More houses, more vehicles requiring diesel fuel and an escalation in construction all taxed the hamlet's supply. To further complicate the matter, the hamlet was shorted nearly 100,000 litres of the fuel during their sealift resupply last September.

"Normally we order fuel in May and we have to estimate the consumption (for the year). Last year, the consumption rate was higher than we estimated," said Boddy.

"That's something we try to avoid, but if we have to ship fuel back we have to pay quite high costs," he said.

While the community hadn't quite depleted their supply of diesel fuel when the air resupply began, Boddy said the decision to fly it in coincided with the regularly scheduled resupply trip of gasoline and jet fuel.

With one year left to go in their contract with the Coast Guard for delivery of diesel fuel by ship, the hamlet is forced to fly in the other two fuels because the Coast Guard will only ship in diesel fuel.

When the contract ends, Boddy said they hope to be able to negotiate a new deal with a new carrier, which will allow them to ship in all three types of fuel. This, he said, would help to prevent future shortages and would allow the hamlet to expand their tank farm and save money on resupply.

Kugaaruk's senior administrative officer Quinn Taggart said the Kitikmeot's poor weather helped deplete their diesel fuel faster than usual.

"We had a really cold summer last year and a really cold winter," said Taggart.

"Over the last fiscal year, our average temperature was minus 12, minus 13 degrees Celsius. With the wind, it was around minus 22, minus 24 Celsius for the year," he said.

Running low by the time resupply started on May 8, Taggart said they knew without a doubt by February that more diesel would have to be flown in.

"We were hoping things would warm up quick enough that we could survive until sealift," said Taggart.

But, the weather being what it is in the Arctic, the community and the government had to resort to Plan B.

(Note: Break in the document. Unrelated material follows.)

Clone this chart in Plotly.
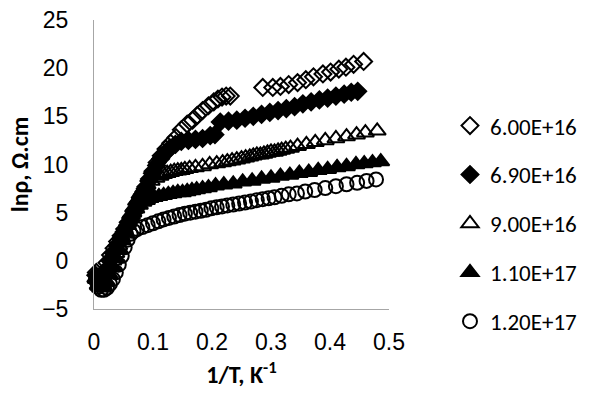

Boddy said he hoped to be able to avoid a similar and equally costly situation in the future, but he was unable to offer any guarantees or promises.

"No one likes to bring things in by more expensive modes, but that's one of the challenges we face," he said, adding they hoped to top the tank up to its full capacity (381,000 litres) this September.

"Other than filling the tank full, there's not a heck of a lot we can do. We hope there's a nice, warm winter, but if not, and if there are other unforeseen usages, we'll be doing this again," said Boddy.

He further added that the hamlet would not see an increase in the price of their diesel fuel because of the air resupply and he said the hamlet's pending road and bridge construction project - if it goes ahead -- had been accounted for in the recent fill-up.